О н. Никто не вправе делать этого. Как узнать, на каком именно году жизни тебе посчастливится проявить себя в полном блеске? Я не об этом говорил, Татьяна Антоновна, не об оценках по пятибалльной системе, а о том всепожирающем огне, в котором день и ночь горит человек, решительно не ощущающий себя вне искусства, — корчится, ежится, горит! Часто он гол как сокол, но воспринимает это как должное. Для него нет выбора: искусство или смерть! Глядите-ка, до чего мы договорились, вот она, точная формула, вот правильная альтернатива — искусство или смерть! А вы — «искусство или жизнь» сочинили… И потом, у вас ведь не случайный ребенок, а плод любви к человеку, этого несомненно заслуживающему.
Я (шепотом). Откуда вы знаете?
О н. Откуда?.. (Очень серьезно.) У такой женщины, как вы, другого ребенка быть просто не может.
Вскоре Крестинский ушел, а я, побродив еще немного, вернулась в гостиницу.
Спокойствие отчаяния охватило душу. Отступать было некуда, советоваться не с кем. Разговор с Крестинским помог мне взглянуть на свою судьбу чуточку со стороны. На вершину? Разумеется! Ведь ни о чем другом я не мечтала… Вера в свои силы? Безграничная…
Наутро я сообщила директору о своем решении лечь на операцию и уже часа через два сидела за его крепкой спиной в нашей «рафике», танцевавшем на ухабах …ской мостовой…
Таня надолго замолчала, я не настаивал. Настало время обеда, потом и оно миновало. Таня задремала на диване, я рассеянно, обдумывая услышанное, царапал что-то на бумаге, стараясь сидеть тихо, чтобы не разбудить ее.
— Осталось совсем немного, — услышал я вдруг. — Можно вас оторвать?
Я только пожал плечами, бросил карандаш, повернул к ней свой стул и услышал балладу.
11
Баллада о земской больнице
Выстроенная еще земством, больница оказалась маленькой, но основательной, домовитой — только в далекой провинции такое чудо и встретишь.
Несмотря на все представления, сделанные Евсеевым сначала дежурному, а затем и главному врачу, столичной артистке наотрез отказались создать хоть какие-нибудь особые, исключительные условия. Евсеев долго не желал признать своего поражения, потрясал удостоверениями, жонглировал солидными именами, намекал на поездку в горздравотдел, еще куда-то, а главврач лишь рассеянно улыбался в ответ, просматривая кипу бумаг и время от времени что-то на них помечая.
— Все, что требуется, будет сделано и так, — сказал он в самом начале этого бессмысленного разговора и больше не произнес уже ни слова.

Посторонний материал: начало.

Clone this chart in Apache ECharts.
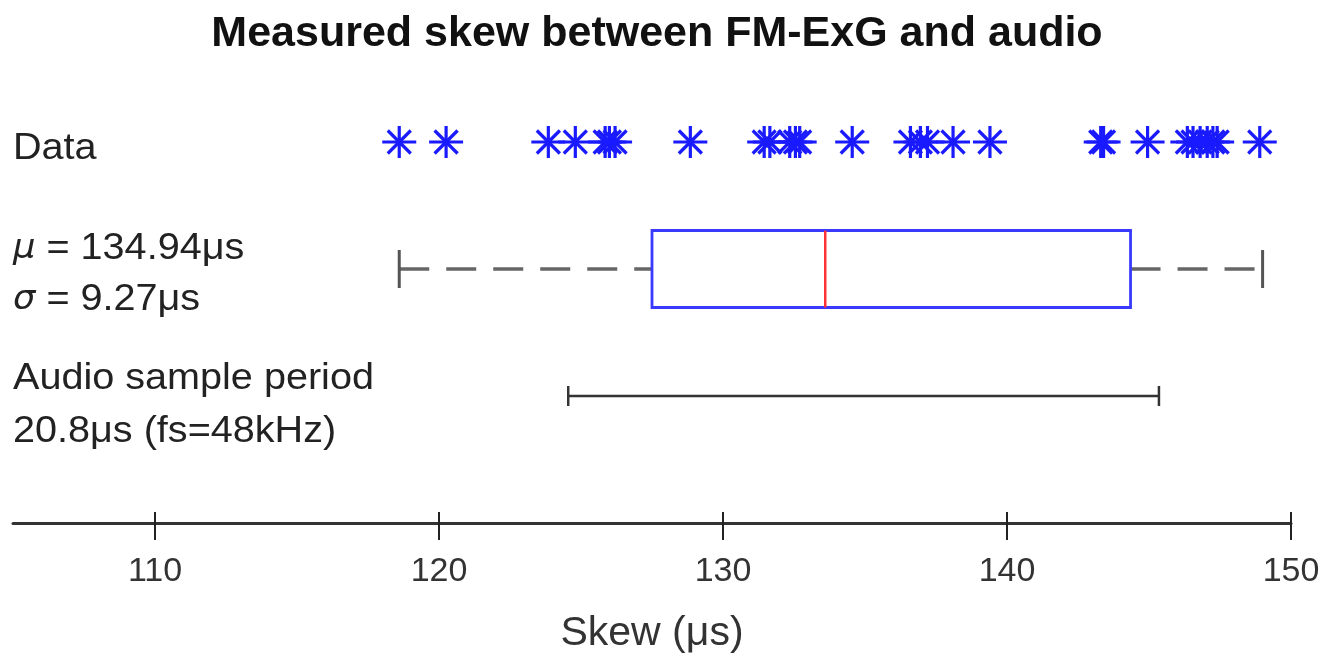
<!DOCTYPE html>
<html>
<head>
<meta charset="utf-8">
<script src="https://cdn.jsdelivr.net/npm/echarts@6/dist/echarts.min.js"></script>
<style>html,body{margin:0;padding:0;background:#fff}#c{width:1339px;height:664px}</style>
</head>
<body>
<div id="c"></div>
<script>
// ---- data ----
const skewData = [118.6, 120.25, 123.85, 124.8, 125.85, 126.0, 126.2, 128.85, 131.45, 131.65,
  132.35, 132.55, 132.7, 134.55, 136.6, 136.95, 137.2, 138.1, 139.4, 143.3, 143.4, 144.95,
  146.35, 146.55, 146.8, 147.05, 147.25, 147.4, 148.9];
const boxStats = [118.6, 127.5, 133.6, 144.35, 149.0]; // min, Q1, median, Q3, max
const audioSpan = [124.55, 145.35];
const xTicks = [110, 120, 130, 140, 150];
const rowLabels = ['Data', 'μ = 134.94μs', 'σ = 9.27μs', 'Audio sample period', '20.8μs (fs=48kHz)'];
const rows = { data: 3, box: 2, audio: 1 };

const FONT = '"Liberation Sans", Arial, Helvetica, sans-serif';
const chart = echarts.init(document.getElementById('c'), null, { renderer: 'canvas' });

function starItem(params, api) {
  const p = api.coord([api.value(0), api.value(1)]);
  const a = 16, d = 11.5;
  const st = { stroke: '#1a1aff', lineWidth: 3.2 };
  const segs = [[-a - 1, 0, a + 1, 0], [0, -a, 0, a], [-d, -d, d, d], [-d, d, d, -d]];
  return {
    type: 'group',
    children: segs.map(s => ({ type: 'line', shape: { x1: p[0] + s[0], y1: p[1] + s[1], x2: p[0] + s[2], y2: p[1] + s[3] }, style: st }))
  };
}

function boxItem(params, api) {
  const y = api.value(5);
  const pMin = api.coord([api.value(0), y]);
  const pQ1 = api.coord([api.value(1), y]);
  const pMed = api.coord([api.value(2), y]);
  const pQ3 = api.coord([api.value(3), y]);
  const pMax = api.coord([api.value(4), y]);
  const h = api.size([0, 0.303])[1];
  const cap = 19;
  const wst = { stroke: '#666', lineWidth: 3.5, lineDash: [30, 17] };
  const cst = { stroke: '#555', lineWidth: 3 };
  return {
    type: 'group',
    children: [
      { type: 'line', shape: { x1: pMin[0], y1: pMin[1], x2: pQ1[0], y2: pQ1[1] }, style: wst },
      { type: 'line', shape: { x1: pQ3[0], y1: pQ3[1], x2: pMax[0], y2: pMax[1] }, style: wst },
      { type: 'line', shape: { x1: pMin[0], y1: pMin[1] - cap, x2: pMin[0], y2: pMin[1] + cap }, style: cst },
      { type: 'line', shape: { x1: pMax[0], y1: pMax[1] - cap, x2: pMax[0], y2: pMax[1] + cap }, style: cst },
      { type: 'rect', shape: { x: pQ1[0], y: pQ1[1] - h, width: pQ3[0] - pQ1[0], height: 2 * h }, style: { fill: '#fff', stroke: '#3a3aff', lineWidth: 2.8 } },
      { type: 'line', shape: { x1: pMed[0], y1: pMed[1] - h, x2: pMed[0], y2: pMed[1] + h }, style: { stroke: '#ff3333', lineWidth: 2.5 } }
    ]
  };
}

function audioItem(params, api) {
  const y = api.value(2);
  const a = api.coord([api.value(0), y]);
  const b = api.coord([api.value(1), y]);
  const cap = 10;
  const st = { stroke: '#333', lineWidth: 2.5 };
  return {
    type: 'group',
    children: [
      { type: 'line', shape: { x1: a[0], y1: a[1], x2: b[0], y2: b[1] }, style: st },
      { type: 'line', shape: { x1: a[0], y1: a[1] - cap, x2: a[0], y2: a[1] + cap }, style: st },
      { type: 'line', shape: { x1: b[0], y1: b[1] - cap, x2: b[0], y2: b[1] + cap }, style: st }
    ]
  };
}

const xCommon = { type: 'value', min: 105, max: 150, interval: 5, position: 'bottom', splitLine: { show: false } };

function label(text, yc, rich) {
  const style = { text: text, font: '37px ' + FONT, fill: '#222', textVerticalAlign: 'middle', textAlign: 'left' };
  if (rich) style.rich = rich;
  return { type: 'text', x: 13, y: yc, scaleX: 1.07, style: style };
}
const italicRich = { i: { fontFamily: '"DejaVu Sans", sans-serif', fontStyle: 'italic', fontSize: 33, fill: '#222' } };

chart.setOption({
  animation: false,
  backgroundColor: '#fff',
  title: {
    text: 'Measured skew between FM-ExG and audio',
    left: 652, top: 8, textAlign: 'center',
    textStyle: { fontFamily: FONT, fontSize: 43, fontWeight: 'bold', color: '#111' }
  },
  grid: { left: 13, right: 48, top: 15, bottom: 141 },
  xAxis: [
    Object.assign({}, xCommon, {
      axisLine: { show: true, lineStyle: { color: '#333', width: 3 } },
      axisTick: { show: true, inside: false, length: 17, lineStyle: { color: '#222', width: 2 },
        customValues: xTicks },
      axisLabel: { show: true, margin: 32, fontFamily: FONT, fontSize: 34, color: '#333',
        customValues: xTicks, formatter: v => String(v) },
      name: 'Skew (μs)', nameLocation: 'middle', nameGap: 90,
      nameTextStyle: { fontFamily: FONT, fontSize: 41, color: '#333' }
    }),
    Object.assign({}, xCommon, {
      axisLine: { show: false },
      axisTick: { show: true, inside: true, length: 11, lineStyle: { color: '#222', width: 2 }, customValues: xTicks },
      axisLabel: { show: false }
    })
  ],
  yAxis: { type: 'value', min: 0, max: 4, show: false },
  graphic: [
    label(rowLabels[0], 149),
    label('{i|μ}' + rowLabels[1].slice(1), 249, italicRich),
    label('{i|σ}' + rowLabels[2].slice(1), 300, italicRich),
    label(rowLabels[3], 379),
    label(rowLabels[4], 432)
  ],
  series: [
    {
      type: 'custom', name: 'Audio', xAxisIndex: 0,
      renderItem: audioItem,
      data: [[audioSpan[0], audioSpan[1], rows.audio]],
      encode: { x: [0, 1], y: 2 }
    },
    {
      type: 'custom', name: 'Box', xAxisIndex: 0,
      renderItem: boxItem,
      data: [boxStats.concat([rows.box])],
      encode: { x: [0, 1, 2, 3, 4], y: 5 }
    },
    {
      type: 'custom', name: 'Data', xAxisIndex: 0,
      renderItem: starItem,
      data: skewData.map(v => [v, rows.data]),
      encode: { x: 0, y: 1 }
    }
  ]
});
</script>
</body>
</html>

«Ишь, Юлий Цезарь какой…» — брюзжал Евсеев, отступая к дверям, но в коридоре вынужден был признать, что такая твердая позиция внушила ему, кажется, уважение. К администраторам, на которых мандат киностудии действовал как волшебная лампа Аладдина на джинна, Леонид Александрович относился полупрезрительно.
Ласково попрощавшись с Таней, Евсеев уехал, а больную Залыгину, оформив документы, свели в душевую, попросили переодеться в смешной, невероятно наивный и вовсе не казенный халат, весь в цветочках, а затем, в сопровождении сестры, направили в четырехместную палату, где в ее распоряжение была предоставлена стоявшая справа от входа железная кровать, застланная ослепительно чистым бельем и темно-серым, видавшим виды, но тоже чистым одеялом.
Очень чувствительная к такого рода вещам, Таня, увидев белоснежные, а не просто условно выстиранные простыни и такую же салфетку на тумбочке, приятно дополнявшие чистоту в приемной и душевой, сразу прониклась доверием к этой старосветской больничке, где все как бы подтверждало правильность принятого ею решения.
«Да здесь ничуть не страшно и… и совсем славно…» — подумала она и вдруг отчетливо увидела на тумбочке букет полевых цветов, которого там на самом дела не было.
Показав вновь прибывшей ее постель, медсестра удалилась, а Таня стала знакомиться с молодыми женщинами, удобно расположившимися у полуоткрытого окна и с любопытством разглядывавшими новенькую.